CARBIS BAY, England—Group of Seven (G-7) leaders agreed on Sunday to raise their contributions to meet an overdue spending pledge of $100 billion a year to help poorer countries cut carbon emissions and cope with global warming, but campaigners said firm cash promises were missing.
Alongside plans billed as helping speed infrastructure funding in developing countries and a shift to renewable and sustainable technology, the world’s seven largest advanced economies again pledged to meet the climate finance target.
But climate groups said the promise made in the summit’s final communique lacked detail, most importantly a figure for the increases. A spokesman for British Prime Minister Boris Johnson said individual nations were expected to set out the size of the increases “in due course.”
In the communique, the seven nations—the United States, Britain, Canada, France, Germany, Italy, and Japan—reaffirmed their commitment to “jointly mobilise $100 billion per year from public and private sources, through to 2025”.
“Towards this end, we commit to each increase and improve our overall international public climate finance contributions for this period and call on other developed countries to join and enhance their contributions to this effort.”
There was a clear push by leaders at the G-7 summit in southwestern England to try to counter China’s increasing influence in the world, particularly among developing nations.
The leaders signaled their desire to build a rival to Beijing’s multi-trillion-dollar Belt and Road initiative but the details were few and far between.
In a statement released late on Saturday, G-7 host British Prime Minister Boris Johnson said, “Protecting our planet is the most important thing we as leaders can do for our people”.
Pledge Overdue
Some green groups were unimpressed with the climate pledges.Catherine Pettengell, director at Climate Action Network, an umbrella group for advocacy organizations, said the G-7 had failed to rise to the challenge of agreeing on concrete commitments on climate finance.
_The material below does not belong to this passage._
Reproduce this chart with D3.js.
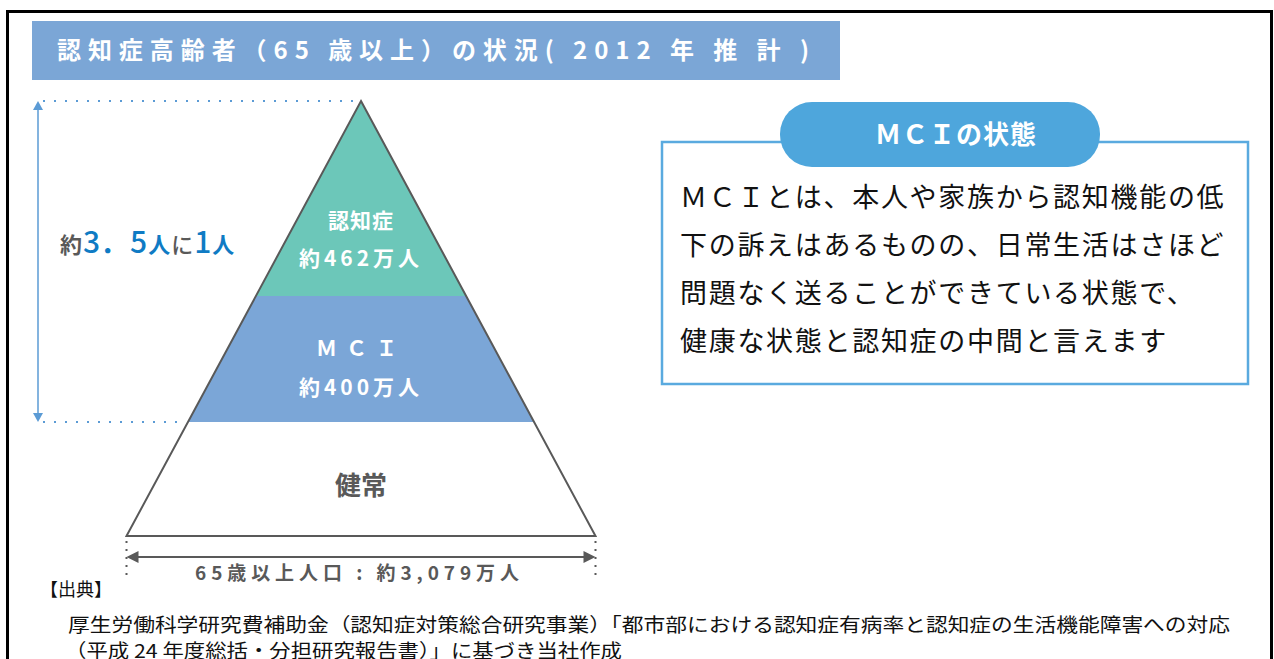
<!DOCTYPE html>
<html>
<head>
<meta charset="utf-8">
<script src="https://cdn.jsdelivr.net/npm/d3@7"></script>
<style>
  body { margin: 0; background: #fff; }
  svg { display: block; font-family: "Noto Sans CJK JP", "Noto Sans", sans-serif; }
</style>
</head>
<body>
<svg class="chart"></svg>
<script>
// data
const segments = ["認知症", "ＭＣＩ", "健常"];
const segmentValues = [462, 400, null];   // 万人
const totalPopulation = "3,079";          // 65歳以上人口 (万人)
const ratioParts = ["約", "3．5", "人", "に", "1", "人"];
const titleText = "認知症高齢者（65 歳以上）の状況( 2012 年 推 計 )";
const boxTitle = "ＭＣＩの状態";
const boxLines = [
  "ＭＣＩとは、本人や家族から認知機能の低",
  "下の訴えはあるものの、日常生活はさほど",
  "問題なく送ることができている状態で、",
  "健康な状態と認知症の中間と言えます"
];
const sourceLines = [
  "【出典】",
  "厚生労働科学研究費補助金（認知症対策総合研究事業）「都市部における認知症有病率と認知症の生活機能障害への対応",
  "（平成 24 年度総括・分担研究報告書）」に基づき当社作成"
];

// layout: where the bands split along the pyramid height (0 = apex, 1 = base)
const bandBreaks = [0, 0.448, 0.738, 1];
const bandFill = ["#6cc7b9", "#7ba6d7", "#ffffff"];

const width = 1274, height = 659;

const svg = d3.select(".chart")
  .attr("width", width)
  .attr("height", height);

// outer frame
svg.append("rect")
  .attr("x", 7.5).attr("y", 11.5)
  .attr("width", 1264).attr("height", 700)
  .attr("fill", "none")
  .attr("stroke", "#000")
  .attr("stroke-width", 3);

// title bar
svg.append("rect")
  .attr("x", 32).attr("y", 21)
  .attr("width", 808).attr("height", 59)
  .attr("fill", "#7ba6d6");

svg.append("text")
  .attr("x", 57).attr("y", 59)
  .attr("fill", "#fff")
  .attr("font-size", 24)
  .attr("font-weight", "bold")
  .attr("textLength", 752)
  .attr("lengthAdjust", "spacing")
  .text(titleText);

// pyramid scales
const apexX = 361;
const y = d3.scaleLinear().domain([0, 1]).range([101, 536]);
const halfW = d3.scaleLinear().domain([0, 1]).range([0, 234.5]);

const bands = segments.map((name, i) => ({
  name, value: segmentValues[i], fill: bandFill[i],
  t0: bandBreaks[i], t1: bandBreaks[i + 1]
}));

const bandPath = d => {
  const pts = [
    [apexX - halfW(d.t0), y(d.t0)], [apexX + halfW(d.t0), y(d.t0)],
    [apexX + halfW(d.t1), y(d.t1)], [apexX - halfW(d.t1), y(d.t1)]
  ];
  return "M" + pts.join("L") + "Z";
};

svg.selectAll("path.band")
  .data(bands)
  .enter()
  .append("path")
    .attr("class", "band")
    .attr("d", bandPath)
    .attr("fill", d => d.fill);

// outline
svg.append("path")
  .attr("d", `M${apexX},${y(0)}L${apexX + halfW(1)},${y(1)}L${apexX - halfW(1)},${y(1)}Z`)
  .attr("fill", "none")
  .attr("stroke", "#595959")
  .attr("stroke-width", 2)
  .attr("stroke-linejoin", "miter");

// band labels
const label = svg.append("g")
  .attr("text-anchor", "middle")
  .attr("font-weight", "bold");

label.append("text")
  .attr("x", apexX).attr("y", 228)
  .attr("fill", "#fff").attr("font-size", 21)
  .attr("letter-spacing", 1)
  .text(segments[0]);
label.append("text")
  .attr("x", apexX).attr("y", 266)
  .attr("fill", "#fff").attr("font-size", 21)
  .attr("letter-spacing", 4)
  .text(`約${segmentValues[0]}万人`);

label.append("text")
  .attr("x", apexX).attr("y", 356)
  .attr("fill", "#fff").attr("font-size", 21)
  .attr("letter-spacing", 9)
  .text(segments[1]);
label.append("text")
  .attr("x", apexX).attr("y", 395)
  .attr("fill", "#fff").attr("font-size", 21)
  .attr("letter-spacing", 4)
  .text(`約${segmentValues[1]}万人`);

label.append("text")
  .attr("x", apexX).attr("y", 495)
  .attr("fill", "#595959").attr("font-size", 26)
  .text(segments[2]);

// vertical span arrow (blue)
const blue = "#5b9bd5";
svg.append("line")
  .attr("x1", 38).attr("x2", 38)
  .attr("y1", y(0) + 6).attr("y2", y(bandBreaks[2]) - 6)
  .attr("stroke", blue).attr("stroke-width", 1.5);
svg.append("path")
  .attr("d", `M38,${y(0)}L33,${y(0) + 9}L43,${y(0) + 9}Z`)
  .attr("fill", blue);
svg.append("path")
  .attr("d", `M38,${y(bandBreaks[2])}L33,${y(bandBreaks[2]) - 9}L43,${y(bandBreaks[2]) - 9}Z`)
  .attr("fill", blue);

// dotted guide lines
svg.append("line")
  .attr("x1", 43).attr("x2", apexX - 2)
  .attr("y1", y(0)).attr("y2", y(0))
  .attr("stroke", blue).attr("stroke-width", 2)
  .attr("stroke-dasharray", "2,9");
svg.append("line")
  .attr("x1", 43).attr("x2", apexX - halfW(bandBreaks[2]) - 4)
  .attr("y1", y(bandBreaks[2])).attr("y2", y(bandBreaks[2]))
  .attr("stroke", blue).attr("stroke-width", 2)
  .attr("stroke-dasharray", "2,9");

// ratio text
const ratio = svg.append("text")
  .attr("x", 60).attr("y", 253);
const ratioStyle = [
  { fill: "#595959", size: 22, weight: "bold" },
  { fill: "#0f7bc4", size: 30, weight: 500 },
  { fill: "#0f7bc4", size: 22, weight: "bold" },
  { fill: "#595959", size: 22, weight: 500 },
  { fill: "#0f7bc4", size: 30, weight: 500 },
  { fill: "#0f7bc4", size: 22, weight: "bold" }
];
ratio.selectAll("tspan")
  .data(ratioParts)
  .enter()
  .append("tspan")
    .attr("fill", (d, i) => ratioStyle[i].fill)
    .attr("font-size", (d, i) => ratioStyle[i].size)
    .attr("font-weight", (d, i) => ratioStyle[i].weight)
    .attr("dx", (d, i) => i === 0 ? 0 : 1)
    .text(d => d);

// horizontal base arrow (gray)
const gray = "#595959";
const bx0 = apexX - halfW(1), bx1 = apexX + halfW(1), by = 557;
svg.append("line")
  .attr("x1", bx0 + 8).attr("x2", bx1 - 8)
  .attr("y1", by).attr("y2", by)
  .attr("stroke", gray).attr("stroke-width", 2);
svg.append("path")
  .attr("d", `M${bx0},${by}L${bx0 + 12},${by - 6}L${bx0 + 12},${by + 6}Z`)
  .attr("fill", gray);
svg.append("path")
  .attr("d", `M${bx1},${by}L${bx1 - 12},${by - 6}L${bx1 - 12},${by + 6}Z`)
  .attr("fill", gray);
[bx0, bx1].forEach(x => {
  svg.append("line")
    .attr("x1", x).attr("x2", x)
    .attr("y1", 541).attr("y2", 580)
    .attr("stroke", gray).attr("stroke-width", 2)
    .attr("stroke-dasharray", "2,6");
});

svg.append("text")
  .attr("x", 195).attr("y", 580)
  .attr("fill", gray)
  .attr("font-size", 19)
  .attr("font-weight", "bold")
  .attr("textLength", 324)
  .attr("lengthAdjust", "spacing")
  .text(`65歳以上人口 : 約${totalPopulation}万人`);

// MCI box
svg.append("rect")
  .attr("x", 662).attr("y", 142)
  .attr("width", 586).attr("height", 242)
  .attr("fill", "#fff")
  .attr("stroke", "#5aaadf")
  .attr("stroke-width", 2.5);

svg.append("rect")
  .attr("x", 780).attr("y", 102)
  .attr("width", 320).attr("height", 65)
  .attr("rx", 32).attr("ry", 32)
  .attr("fill", "#4ea6dc");

svg.append("text")
  .attr("x", 956).attr("y", 144)
  .attr("text-anchor", "middle")
  .attr("fill", "#fff")
  .attr("font-size", 26)
  .attr("font-weight", "bold")
  .attr("letter-spacing", 1)
  .text(boxTitle);

svg.selectAll("text.box-line")
  .data(boxLines)
  .enter()
  .append("text")
    .attr("class", "box-line")
    .attr("x", 680)
    .attr("y", (d, i) => 207 + i * 48)
    .attr("fill", "#111")
    .attr("font-size", 27)
    .attr("letter-spacing", 1.7)
    .text(d => d);

// source notes
const sourceX = [40, 68, 65];
const sourceY = [596, 632, 658];
const sourceLen = [72, 1162, 557];
svg.selectAll("text.source")
  .data(sourceLines)
  .enter()
  .append("text")
    .attr("class", "source")
    .attr("x", (d, i) => sourceX[i])
    .attr("y", (d, i) => sourceY[i])
    .attr("fill", "#111")
    .attr("font-size", (d, i) => i === 0 ? 18 : 19)
    .attr("textLength", (d, i) => sourceLen[i])
    .attr("lengthAdjust", "spacingAndGlyphs")
    .text(d => d);
</script>
</body>
</html>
“We had hoped that the leaders of the world’s richest nations would come away from this week having put their money their mouth is,” she said.
Tasneem Essop, executive director at Climate Action International, said rich countries must “put new and additional finance on the table.”
Developed countries agreed at the United Nations in 2009 to together contribute $100 billion each year by 2020 in climate finance to poorer countries, many of whom are grappling with rising seas, storms, and droughts.
That target was not met, derailed in part by the coronavirus pandemic that also forced Britain to postpone the U.N. Climate Change Conference (COP26) until later this year.
The G-7 also said 2021 should be a “turning point for our planet” and to accelerate efforts to cut greenhouse gas emissions and keep the 1.5 Celsius global warming threshold within reach.
European Commission President Ursula von der Leyen said the G-7 leaders had agreed to phase out coal.
The communique seemed less clear, saying, “We have committed to rapidly scale-up technologies and policies that further accelerate the transition away from unabated coal capacity, consistent with our 2030 NDCs and net zero commitment.”
But there were few details on how they would manage to cut emissions, with an absence of specific measures on everything from the phasing out of coal to moving to electric vehicles.
Pettengell said it was encouraging that leaders were recognizing the importance of climate change but their words had to be backed up by specific action on cutting subsidies for fossil fuel development and ending investment in projects such as new oil and gas fields, as well as on climate finance.
British environmentalist David Attenborough appealed to the group to take action.
“We know in detail what is happening to our planet, and we know many of the things we need to do during this decade,” he said in a recorded video address to the meeting.
“Tackling climate change is now as much a political and communications challenge as it is a scientific or technological one. We have the skills to address it in time, all we need is the global will to do so.”